In the Pew survey, only 7% of respondents said that society values men’s contributions at home more than those at work. For women, 31% said women’s contributions at home are valued more than work, while 20% disagreed, stating the opposite — that paid work was more valued. From the data, it seems that caring for children and elderly relatives is not perceived to be valued in the US. In a society that outright shuns the societal contributions of stay-at-home moms, is it any wonder that both women and men want to ditch uncelebrated household tasks?
It is difficult to know how to change our values so that at-home work is valued more than paid work, especially when there are those in the older generations who sneer at solutions such as longer parental leave for both mothers and fathers.

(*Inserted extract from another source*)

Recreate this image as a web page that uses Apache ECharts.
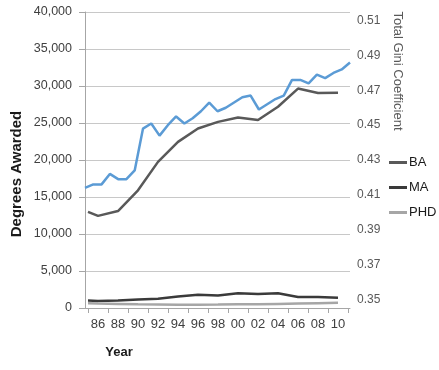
<!DOCTYPE html>
<html>
<head>
<meta charset="utf-8">
<script src="https://cdn.jsdelivr.net/npm/echarts@6/dist/echarts.min.js"></script>
<style>html,body{margin:0;padding:0;background:#fff}#c{width:439px;height:370px}</style>
</head>
<body>
<div id="c"></div>
<script>
// Degrees awarded (left axis)
var degreeYears = [1985, 1986, 1988, 1990, 1992, 1994, 1996, 1998, 2000, 2002, 2004, 2006, 2008, 2010];
var baValues  = [13000, 12450, 13100, 15900, 19750, 22450, 24250, 25150, 25750, 25400, 27200, 29650, 29050, 29100];
var maValues  = [1000, 950, 1000, 1150, 1250, 1550, 1800, 1700, 2000, 1900, 2000, 1500, 1500, 1400];
var phdValues = [650, 600, 550, 500, 480, 450, 450, 460, 500, 500, 550, 600, 650, 700];

// Total Gini coefficient (right axis)
var giniYears = [1986,1987,1988,1989,1990,1991,1992,1993,1994,1995,1996,1997,1998,1999,2000,2001,2002,2003,2004,2005,2006,2007,2008,2009,2010,2011,2012,2013,2014,2015,2016,2017,2018];
var giniValues = [0.414,0.416,0.416,0.422,0.419,0.419,0.424,0.448,0.451,0.444,0.450,0.455,0.451,0.454,0.458,0.463,0.458,0.460,0.463,0.466,0.467,0.459,0.462,0.465,0.467,0.476,0.476,0.474,0.479,0.477,0.480,0.482,0.486];

// Tick labels
var yearLabelValues = [1986,1988,1990,1992,1994,1996,1998,2000,2002,2004,2006,2008,2010];
var yearTickValues = [1985,1987,1989,1991,1993,1995,1997,1999,2001,2003,2005,2007,2009,2011];
var giniLabelValues = [0.35,0.37,0.39,0.41,0.43,0.45,0.47,0.49,0.51];

function pairs(xs, ys){ return xs.map(function(x,i){ return [x, ys[i]]; }); }

var FONT = 'Liberation Sans, Arial, sans-serif';
var chart = echarts.init(document.getElementById('c'), null, {renderer:'canvas'});
chart.setOption({
  animation: false,
  backgroundColor: '#ffffff',
  grid: {left: 85, right: 89, top: 12, bottom: 62},
  legend: {
    data: ['BA','MA','PHD'],
    orient: 'vertical',
    left: 384, top: 151,
    icon: 'rect', itemWidth: 18, itemHeight: 3, itemGap: 12,
    textStyle: {fontFamily: FONT, fontSize: 13, color: '#1a1a1a', padding: [0,0,0,-3]}
  },
  xAxis: [{
    type: 'value', min: 1984.7, max: 2011.2,
    axisLine: {show: true, lineStyle: {color: '#a6a6a6', width: 1}},
    axisTick: {show: true, length: 5, lineStyle: {color: '#a6a6a6'}, customValues: yearTickValues},
    axisLabel: {customValues: yearLabelValues, margin: 10, color: '#404040', fontFamily: FONT, fontSize: 13,
      formatter: function(v){ var s = String(Math.round(v) % 100); return s.length < 2 ? '0' + s : s; }},
    splitLine: {show: false}
  }, {
    type: 'value', min: 1986, max: 2018, show: false
  }],
  yAxis: [{
    type: 'value', min: 0, max: 40000, interval: 5000,
    axisLine: {show: true, lineStyle: {color: '#a6a6a6'}},
    axisTick: {show: true, length: 6, lineStyle: {color: '#a6a6a6'}},
    axisLabel: {color: '#404040', fontFamily: FONT, fontSize: 12.5, margin: 13,
      formatter: function(v){ return v.toLocaleString('en-US'); }},
    splitLine: {show: true, lineStyle: {color: '#c8c8c8', width: 1}}
  }, {
    type: 'value', min: 0.345, max: 0.515, position: 'right',
    axisLine: {show: false}, axisTick: {show: false},
    axisLabel: {customValues: giniLabelValues, color: '#595959', fontFamily: FONT, fontSize: 12, margin: 7,
      formatter: function(v){ return v.toFixed(2); }},
    splitLine: {show: false}
  }],
  graphic: [
    {type: 'text', x: 17, y: 174, rotation: Math.PI/2,
     style: {text: 'Degrees Awarded', x: 0, y: 0, align: 'center', verticalAlign: 'middle',
       font: 'bold 15px ' + FONT, fill: '#1a1a1a'}},
    {type: 'text', x: 119, y: 352,
     style: {text: 'Year', x: 0, y: 0, align: 'center', verticalAlign: 'middle',
       font: 'bold 13px ' + FONT, fill: '#1a1a1a'}},
    {type: 'text', x: 398, y: 71, rotation: -Math.PI/2,
     style: {text: 'Total Gini Coefficient', x: 0, y: 0, align: 'center', verticalAlign: 'middle',
       font: '13px ' + FONT, fill: '#595959'}}
  ],
  series: [
    {name: 'Gini', type: 'line', xAxisIndex: 1, yAxisIndex: 1, data: pairs(giniYears, giniValues),
     showSymbol: false, symbol: 'none', lineStyle: {color: '#5b9bd5', width: 2.5}, itemStyle: {color: '#5b9bd5'}},
    {name: 'BA', type: 'line', xAxisIndex: 0, yAxisIndex: 0, data: pairs(degreeYears, baValues),
     showSymbol: false, symbol: 'none', lineStyle: {color: '#595959', width: 2.5}, itemStyle: {color: '#595959'}},
    {name: 'MA', type: 'line', xAxisIndex: 0, yAxisIndex: 0, data: pairs(degreeYears, maValues),
     showSymbol: false, symbol: 'none', lineStyle: {color: '#3a3a3a', width: 2.5}, itemStyle: {color: '#3a3a3a'}},
    {name: 'PHD', type: 'line', xAxisIndex: 0, yAxisIndex: 0, data: pairs(degreeYears, phdValues),
     showSymbol: false, symbol: 'none', lineStyle: {color: '#a6a6a6', width: 2.5}, itemStyle: {color: '#a6a6a6'}}
  ]
});
</script>
</body>
</html>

But I think a good place to start is 1) letting fathers discuss their families at work without giving them the hairy eyeball and 2) providing pathways for women to enter and exit the workforce more easily, without penalizing her for child-related time gaps in her resume. In an age of remote work and AI, maybe we can all work a little bit less and a little more flexibly.

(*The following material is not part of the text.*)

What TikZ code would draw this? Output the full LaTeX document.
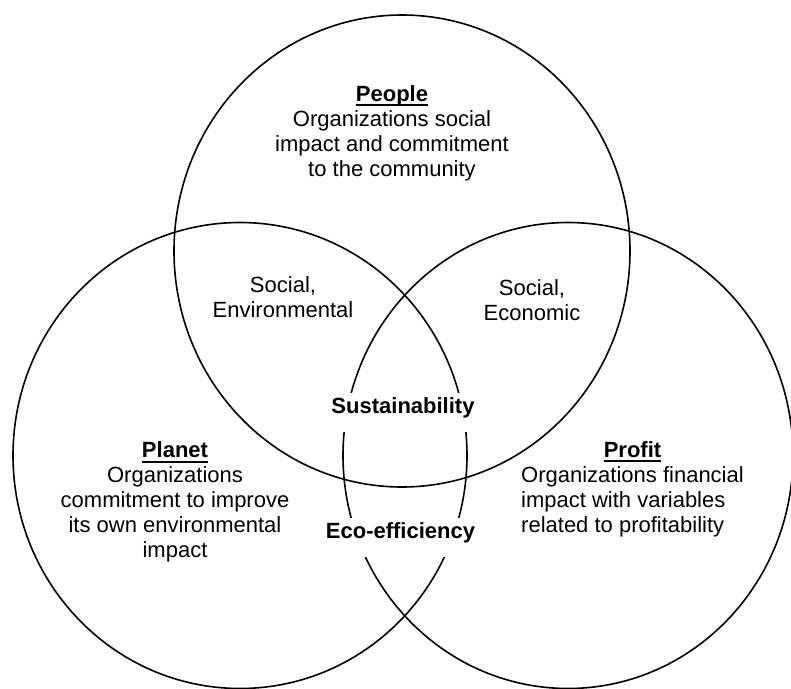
\documentclass[tikz,border=0pt]{standalone}
\usepackage{fontspec}
\setmainfont{Liberation Sans}
\usetikzlibrary{positioning}

\newsavebox{\headbox}
\newcommand{\headul}[1]{\sbox{\headbox}{\textbf{#1}}\rlap{\rule[-5pt]{\wd\headbox}{2pt}}\usebox{\headbox}}

\begin{document}
\begin{tikzpicture}[x=1pt,y=-1pt,font=\fontsize{22}{25}\selectfont,
	ring/.style={line width=1.6pt},
	txt/.style={align=center,inner sep=0pt},
	core/.style={fill=white,font=\fontsize{22}{25}\selectfont\bfseries,text height=16pt,text depth=15pt,inner xsep=4pt,inner ysep=4pt}]
	\useasboundingbox (0,0) rectangle (791,688);

	% the three circles
	\draw[ring] (402,251) ellipse [x radius=228,y radius=236];
	\draw[ring] (240,455.5) ellipse [x radius=227,y radius=233];
	\draw[ring] (568,455.5) ellipse [x radius=225,y radius=233];

	\node[txt] (people) at (392,133) {\headul{People}\\Organizations social\\impact and commitment\\to the community};
	\node[txt] (planet) at (175,502) {\headul{Planet}\\Organizations\\commitment to improve\\its own environmental\\impact};
	\node[inner sep=0pt] (profit) at (632.5,489.5) {\begin{tabular}{@{}l@{}}\multicolumn{1}{@{}c@{}}{\headul{Profit}}\\Organizations financial\\impact with variables\\related to profitability\end{tabular}};

	\node[txt] (socenv) at (283,297.5) {Social,\\Environmental};
	\node[txt] (soceco) at (532,300.5) {Social,\\Economic};

	\node[core] (sust) at (403,412.5) {Sustainability};
	\node[core] (eco) at (400.5,537.5) {Eco-efficiency};
\end{tikzpicture}
\end{document}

In the meantime, let’s not get mad that husbands are not wives and that wives are not husbands. We are all just trying to make it.
A very interesting reflection. How often does it need to be said that men and women have complementary but different gifts: broadly speaking, that men are made to be providers for their homes and families and women are made to nurture the new lives that flow from the marriage. (I am saying this in shorthand; obviously there are variations on this theme as all marriages are unique - and I am NOT saying women should be chained to the kitchen sink and so on.)
I recall years ago having a conversation with a dear friend. She was a music graduate who played the viola in an amateur quartet of women friends; I was a literature graduate who did a bit of tutoring at home. We were now both full-time mothers, reliant on our husbands to go out to work. She was an Anglican Christian; I was a Catholic Christian. We both felt that creating a happy home for our husbands and children was the primary task we had to fulfil - and that therein we would find our own space, contentment and validity. My friend even mentioned the word 'nest' i.e. seeing her home as building a 'nest'. Such language is abhorrent to our feminist sisters: at best quaint and eccentric, at worst forcing women to forgo their newfound freedoms and return to the Dark Ages. But we two women, wives and mothers, had made a deliberate decision: to put our energy, intellectual and emotional, into family life rather than into careers. We always found lots to talk about. We felt fulfilled - that although our lives were not easy we had made the right choice. I think many women are unhappy because they have made the wrong choices and are only aware of this subconsciously.
Incidentally, I am reading an excellent book at present, about a very small percentage of American women who choose to have large families and to stay at home to bring them up: Hannah's Children by Catherine Ruth Pakaluk. It includes the topic of this essay and much more. I recommend it.
We are equal in dignity but NOT the same.